Dan ternyata, saudara, menjadi penyanyi terkenal bukanlah cita-cita terbesar franky. Menurut penuturan ibunya, Theodora, impian terbesar anaknya itu adalah kesejahteraan rakyat. “Dia ingin negara ini bisa menyejahterahkan rakyat, jangan sampai tidak," cerita sang ibunda saat ditemui di rumah sakit, Selasa 19 April.
Kita tentu sudah mendengar banyak tentang penghargaan atas sederet prestasi Franky (alm). Tentu ada rasa kagum di hati kita terhadap beliau atas kesuksesannya itu. Haru bercambur sedih menyatu menyelimuti hati kita karena kehilangan sosok Franky.
Sedih memang mengenang kepergiannya. Tapi, diluar nalar dan proses argumentasi sedalam-dalamnya, lebih dalam dari instuisi, melebihi tangisan kesedihan, dari sebuah perenungan muncullah sebuah pengetahuan yang mungkin mungkin tak asing lagi: kematian bukan pertanda bahwa akhir segalanya!

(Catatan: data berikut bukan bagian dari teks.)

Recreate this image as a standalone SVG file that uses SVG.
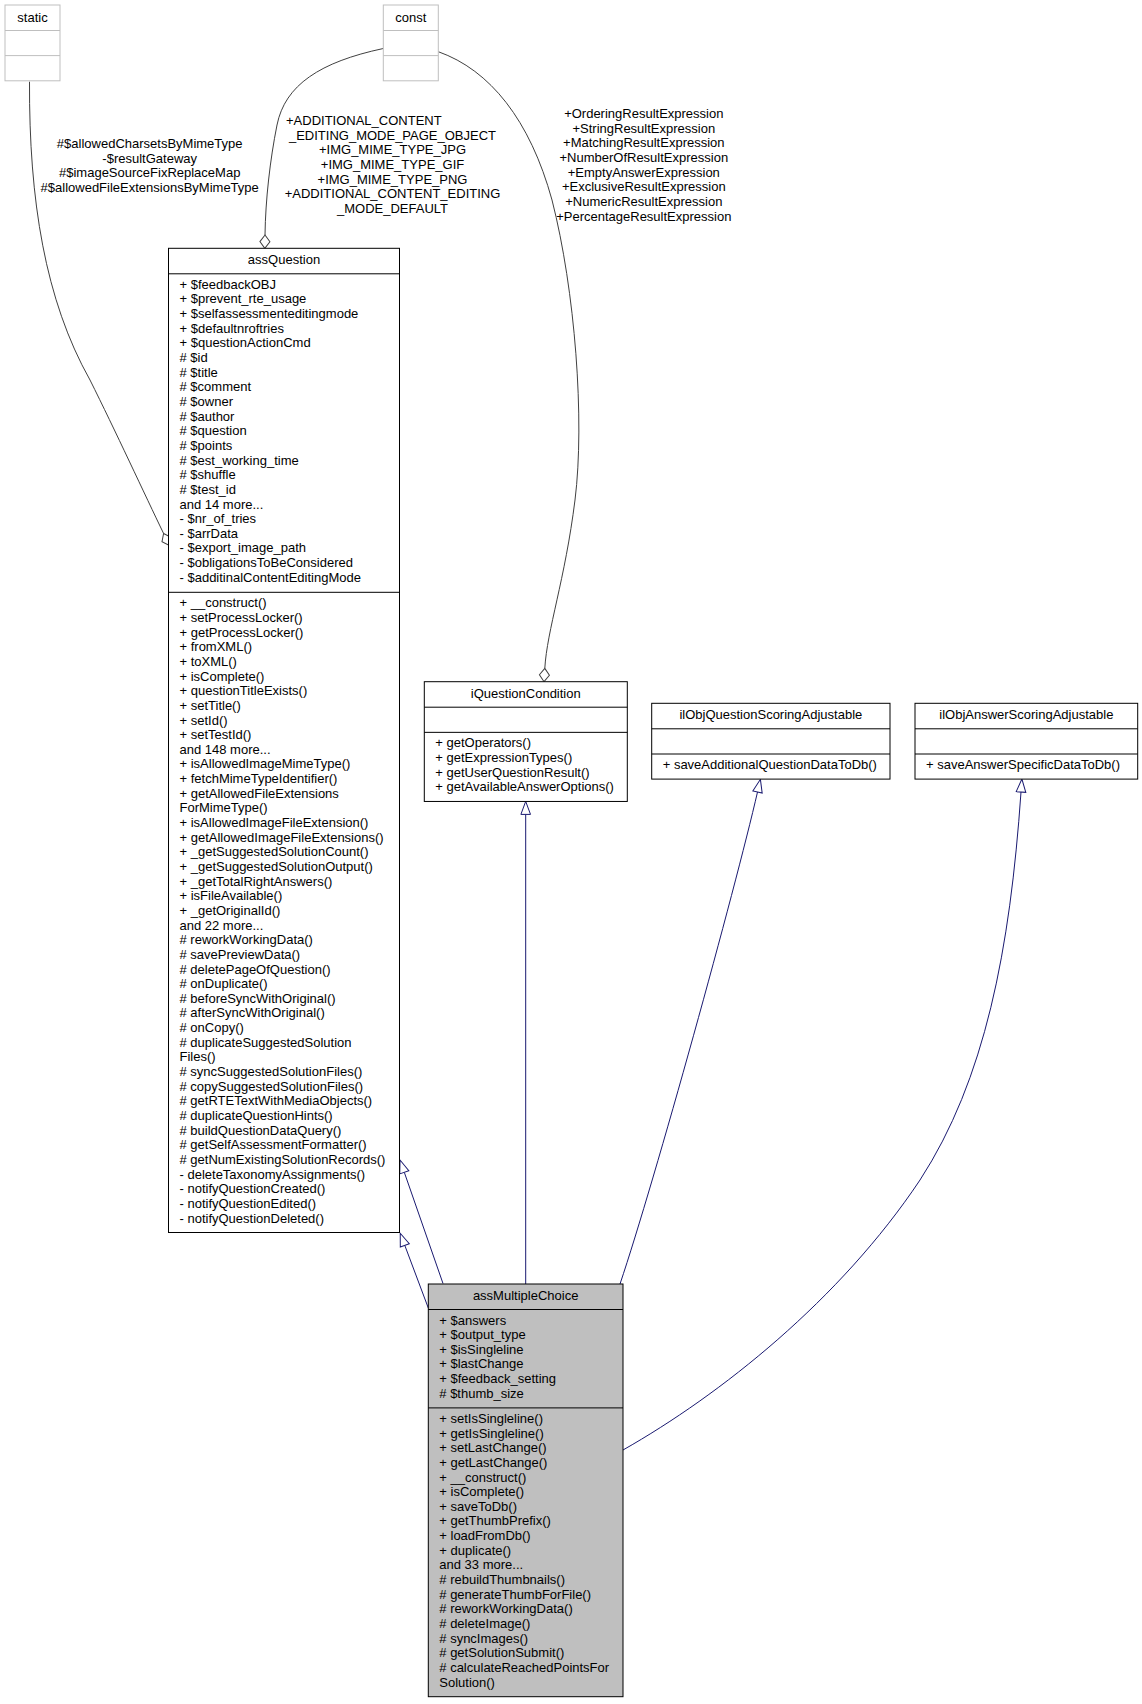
<svg xmlns="http://www.w3.org/2000/svg" width="1142" height="1704" viewBox="0 0 1142 1704">
<style>
.t{font-family:"Liberation Sans",Arial,Helvetica,sans-serif;font-size:13px;fill:#000}
.c{text-anchor:middle}
.box{fill:#fff;stroke:#000;stroke-width:1}
.ext{fill:#fff;stroke:#bfbfbf;stroke-width:1}
.cur{fill:#bfbfbf;stroke:#000;stroke-width:1}
.sep{stroke:#000;stroke-width:1}
.sepg{stroke:#bfbfbf;stroke-width:1}
.agg{fill:none;stroke:#404040;stroke-width:1}
.inh{fill:none;stroke:#191970;stroke-width:1}
</style>
<defs>
<marker id="tri" viewBox="0 0 13 9.6" refX="0" refY="4.8" markerWidth="13" markerHeight="9.6" markerUnits="userSpaceOnUse" orient="auto" overflow="visible">
<path d="M0,0 L13,4.8 L0,9.6 Z" fill="#fff" stroke="#191970" stroke-width="1"/>
</marker>
<marker id="dia" viewBox="0 0 13.3 10" refX="0" refY="5" markerWidth="13.3" markerHeight="10" markerUnits="userSpaceOnUse" orient="auto" overflow="visible">
<path d="M0,5 L6.65,0 L13.3,5 L6.65,10 Z" fill="#fff" stroke="#404040" stroke-width="1"/>
</marker>
</defs>
<rect width="1142" height="1704" fill="#fff"/>

<g id="connectors">
<path class="agg" d="M29.5,81.7 C29,200 45,300 90,380 C115,430 145,495 163.6,533.5" marker-end="url(#dia)"/>
<text class="t c"><tspan x="149.7" y="148">#$allowedCharsetsByMimeType</tspan><tspan x="149.7" dy="14.65">-$resultGateway</tspan><tspan x="149.7" dy="14.65">#$imageSourceFixReplaceMap</tspan><tspan x="149.7" dy="14.65">#$allowedFileExtensionsByMimeType</tspan></text>

<path class="agg" d="M383.3,48.5 C320,62 285,85 277,125 C270,160 265.5,200 265,235" marker-end="url(#dia)"/>
<text class="t"><tspan x="286" y="125">+ADDITIONAL_CONTENT</tspan></text>
<text class="t c"><tspan x="392.5" y="139.65">_EDITING_MODE_PAGE_OBJECT</tspan><tspan x="392.5" dy="14.65">+IMG_MIME_TYPE_JPG</tspan><tspan x="392.5" dy="14.65">+IMG_MIME_TYPE_GIF</tspan><tspan x="392.5" dy="14.65">+IMG_MIME_TYPE_PNG</tspan><tspan x="392.5" dy="14.65">+ADDITIONAL_CONTENT_EDITING</tspan><tspan x="392.5" dy="14.65">_MODE_DEFAULT</tspan></text>

<path class="agg" d="M438.3,51.7 C490,70 530,120 552,200 C575,290 585,420 575,500 C565,580 547,630 544.8,668.4" marker-end="url(#dia)"/>
<text class="t c"><tspan x="643.8" y="118">+OrderingResultExpression</tspan><tspan x="643.8" dy="14.65">+StringResultExpression</tspan><tspan x="643.8" dy="14.65">+MatchingResultExpression</tspan><tspan x="643.8" dy="14.65">+NumberOfResultExpression</tspan><tspan x="643.8" dy="14.65">+EmptyAnswerExpression</tspan><tspan x="643.8" dy="14.65">+ExclusiveResultExpression</tspan><tspan x="643.8" dy="14.65">+NumericResultExpression</tspan><tspan x="643.8" dy="14.65">+PercentageResultExpression</tspan></text>

<path class="inh" d="M443,1283.5 L404.3,1172.3" marker-end="url(#tri)"/>
<path class="inh" d="M428.3,1308 L404.8,1245.4" marker-end="url(#tri)"/>
<path class="inh" d="M525.7,1284 L525.7,814.4" marker-end="url(#tri)"/>
<path class="inh" d="M620,1284 C655,1180 735,890 757.5,792" marker-end="url(#tri)"/>
<path class="inh" d="M623,1450 C720,1395 840,1300 920,1180 C985,1080 1010,950 1021,792" marker-end="url(#tri)"/>
</g>

<g id="static">
<rect class="ext" x="5" y="5" width="55" height="75.8"/>
<line class="sepg" x1="5" y1="30.5" x2="60" y2="30.5"/>
<line class="sepg" x1="5" y1="55.6" x2="60" y2="55.6"/>
<text class="t c" x="32.5" y="22">static</text>
</g>

<g id="const">
<rect class="ext" x="383.3" y="5" width="55" height="75.8"/>
<line class="sepg" x1="383.3" y1="30.5" x2="438.3" y2="30.5"/>
<line class="sepg" x1="383.3" y1="55.6" x2="438.3" y2="55.6"/>
<text class="t c" x="410.8" y="22">const</text>
</g>

<g id="assQuestion">
<rect class="box" x="168.5" y="248.3" width="231" height="984.2"/>
<line class="sep" x1="168.5" y1="273.8" x2="399.5" y2="273.8"/>
<line class="sep" x1="168.5" y1="592.3" x2="399.5" y2="592.3"/>
<text class="t c" x="284" y="264.3">assQuestion</text>
<text class="t"><tspan x="179.5" y="288.8">+ $feedbackOBJ</tspan><tspan x="179.5" dy="14.65">+ $prevent_rte_usage</tspan><tspan x="179.5" dy="14.65">+ $selfassessmenteditingmode</tspan><tspan x="179.5" dy="14.65">+ $defaultnroftries</tspan><tspan x="179.5" dy="14.65">+ $questionActionCmd</tspan><tspan x="179.5" dy="14.65"># $id</tspan><tspan x="179.5" dy="14.65"># $title</tspan><tspan x="179.5" dy="14.65"># $comment</tspan><tspan x="179.5" dy="14.65"># $owner</tspan><tspan x="179.5" dy="14.65"># $author</tspan><tspan x="179.5" dy="14.65"># $question</tspan><tspan x="179.5" dy="14.65"># $points</tspan><tspan x="179.5" dy="14.65"># $est_working_time</tspan><tspan x="179.5" dy="14.65"># $shuffle</tspan><tspan x="179.5" dy="14.65"># $test_id</tspan><tspan x="179.5" dy="14.65">and 14 more...</tspan><tspan x="179.5" dy="14.65">- $nr_of_tries</tspan><tspan x="179.5" dy="14.65">- $arrData</tspan><tspan x="179.5" dy="14.65">- $export_image_path</tspan><tspan x="179.5" dy="14.65">- $obligationsToBeConsidered</tspan><tspan x="179.5" dy="14.65">- $additinalContentEditingMode</tspan></text>
<text class="t"><tspan x="179.5" y="607.3">+ __construct()</tspan><tspan x="179.5" dy="14.65">+ setProcessLocker()</tspan><tspan x="179.5" dy="14.65">+ getProcessLocker()</tspan><tspan x="179.5" dy="14.65">+ fromXML()</tspan><tspan x="179.5" dy="14.65">+ toXML()</tspan><tspan x="179.5" dy="14.65">+ isComplete()</tspan><tspan x="179.5" dy="14.65">+ questionTitleExists()</tspan><tspan x="179.5" dy="14.65">+ setTitle()</tspan><tspan x="179.5" dy="14.65">+ setId()</tspan><tspan x="179.5" dy="14.65">+ setTestId()</tspan><tspan x="179.5" dy="14.65">and 148 more...</tspan><tspan x="179.5" dy="14.65">+ isAllowedImageMimeType()</tspan><tspan x="179.5" dy="14.65">+ fetchMimeTypeIdentifier()</tspan><tspan x="179.5" dy="14.65">+ getAllowedFileExtensions</tspan><tspan x="179.5" dy="14.65">ForMimeType()</tspan><tspan x="179.5" dy="14.65">+ isAllowedImageFileExtension()</tspan><tspan x="179.5" dy="14.65">+ getAllowedImageFileExtensions()</tspan><tspan x="179.5" dy="14.65">+ _getSuggestedSolutionCount()</tspan><tspan x="179.5" dy="14.65">+ _getSuggestedSolutionOutput()</tspan><tspan x="179.5" dy="14.65">+ _getTotalRightAnswers()</tspan><tspan x="179.5" dy="14.65">+ isFileAvailable()</tspan><tspan x="179.5" dy="14.65">+ _getOriginalId()</tspan><tspan x="179.5" dy="14.65">and 22 more...</tspan><tspan x="179.5" dy="14.65"># reworkWorkingData()</tspan><tspan x="179.5" dy="14.65"># savePreviewData()</tspan><tspan x="179.5" dy="14.65"># deletePageOfQuestion()</tspan><tspan x="179.5" dy="14.65"># onDuplicate()</tspan><tspan x="179.5" dy="14.65"># beforeSyncWithOriginal()</tspan><tspan x="179.5" dy="14.65"># afterSyncWithOriginal()</tspan><tspan x="179.5" dy="14.65"># onCopy()</tspan><tspan x="179.5" dy="14.65"># duplicateSuggestedSolution</tspan><tspan x="179.5" dy="14.65">Files()</tspan><tspan x="179.5" dy="14.65"># syncSuggestedSolutionFiles()</tspan><tspan x="179.5" dy="14.65"># copySuggestedSolutionFiles()</tspan><tspan x="179.5" dy="14.65"># getRTETextWithMediaObjects()</tspan><tspan x="179.5" dy="14.65"># duplicateQuestionHints()</tspan><tspan x="179.5" dy="14.65"># buildQuestionDataQuery()</tspan><tspan x="179.5" dy="14.65"># getSelfAssessmentFormatter()</tspan><tspan x="179.5" dy="14.65"># getNumExistingSolutionRecords()</tspan><tspan x="179.5" dy="14.65">- deleteTaxonomyAssignments()</tspan><tspan x="179.5" dy="14.65">- notifyQuestionCreated()</tspan><tspan x="179.5" dy="14.65">- notifyQuestionEdited()</tspan><tspan x="179.5" dy="14.65">- notifyQuestionDeleted()</tspan></text>
</g>

<g id="iQuestionCondition">
<rect class="box" x="424.3" y="681.7" width="203" height="119.75"/>
<line class="sep" x1="424.3" y1="707.2" x2="627.3" y2="707.2"/>
<line class="sep" x1="424.3" y1="732.35" x2="627.3" y2="732.35"/>
<text class="t c" x="525.8" y="697.7">iQuestionCondition</text>
<text class="t"><tspan x="435.3" y="747.35">+ getOperators()</tspan><tspan x="435.3" dy="14.65">+ getExpressionTypes()</tspan><tspan x="435.3" dy="14.65">+ getUserQuestionResult()</tspan><tspan x="435.3" dy="14.65">+ getAvailableAnswerOptions()</tspan></text>
</g>

<g id="ilObjQuestionScoringAdjustable">
<rect class="box" x="651.7" y="703.3" width="238.3" height="75.8"/>
<line class="sep" x1="651.7" y1="728.8" x2="890" y2="728.8"/>
<line class="sep" x1="651.7" y1="754" x2="890" y2="754"/>
<text class="t c" x="770.85" y="719.3">ilObjQuestionScoringAdjustable</text>
<text class="t" x="662.7" y="769">+ saveAdditionalQuestionDataToDb()</text>
</g>

<g id="ilObjAnswerScoringAdjustable">
<rect class="box" x="915" y="703.3" width="222.7" height="75.8"/>
<line class="sep" x1="915" y1="728.8" x2="1137.7" y2="728.8"/>
<line class="sep" x1="915" y1="754" x2="1137.7" y2="754"/>
<text class="t c" x="1026.35" y="719.3">ilObjAnswerScoringAdjustable</text>
<text class="t" x="926" y="769">+ saveAnswerSpecificDataToDb()</text>
</g>

<g id="assMultipleChoice">
<rect class="cur" x="428.3" y="1284" width="194.7" height="412.7"/>
<line class="sep" x1="428.3" y1="1309.5" x2="623" y2="1309.5"/>
<line class="sep" x1="428.3" y1="1407.9" x2="623" y2="1407.9"/>
<text class="t c" x="525.65" y="1300">assMultipleChoice</text>
<text class="t"><tspan x="439.3" y="1324.5">+ $answers</tspan><tspan x="439.3" dy="14.65">+ $output_type</tspan><tspan x="439.3" dy="14.65">+ $isSingleline</tspan><tspan x="439.3" dy="14.65">+ $lastChange</tspan><tspan x="439.3" dy="14.65">+ $feedback_setting</tspan><tspan x="439.3" dy="14.65"># $thumb_size</tspan></text>
<text class="t"><tspan x="439.3" y="1422.9">+ setIsSingleline()</tspan><tspan x="439.3" dy="14.65">+ getIsSingleline()</tspan><tspan x="439.3" dy="14.65">+ setLastChange()</tspan><tspan x="439.3" dy="14.65">+ getLastChange()</tspan><tspan x="439.3" dy="14.65">+ __construct()</tspan><tspan x="439.3" dy="14.65">+ isComplete()</tspan><tspan x="439.3" dy="14.65">+ saveToDb()</tspan><tspan x="439.3" dy="14.65">+ getThumbPrefix()</tspan><tspan x="439.3" dy="14.65">+ loadFromDb()</tspan><tspan x="439.3" dy="14.65">+ duplicate()</tspan><tspan x="439.3" dy="14.65">and 33 more...</tspan><tspan x="439.3" dy="14.65"># rebuildThumbnails()</tspan><tspan x="439.3" dy="14.65"># generateThumbForFile()</tspan><tspan x="439.3" dy="14.65"># reworkWorkingData()</tspan><tspan x="439.3" dy="14.65"># deleteImage()</tspan><tspan x="439.3" dy="14.65"># syncImages()</tspan><tspan x="439.3" dy="14.65"># getSolutionSubmit()</tspan><tspan x="439.3" dy="14.65"># calculateReachedPointsFor</tspan><tspan x="439.3" dy="14.65">Solution()</tspan></text>
</g>
</svg>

Kehidupan manusia tidak berakhir begitu saja bila dia melakoninya dalam kebajikan dan dalam kelembutan kasih. Franky telah pergi. Tapi sakit hatinya bagi negeri ini masih membekas. Pertanyaannya: akankah sakit hati itu kita emban? Karena cita-cita Franky adalah juga cita-cita kita semua, yakni kesejahteraan rakyat. jadi, kitalah yang mewujudkannya. Selamat jalan Franky!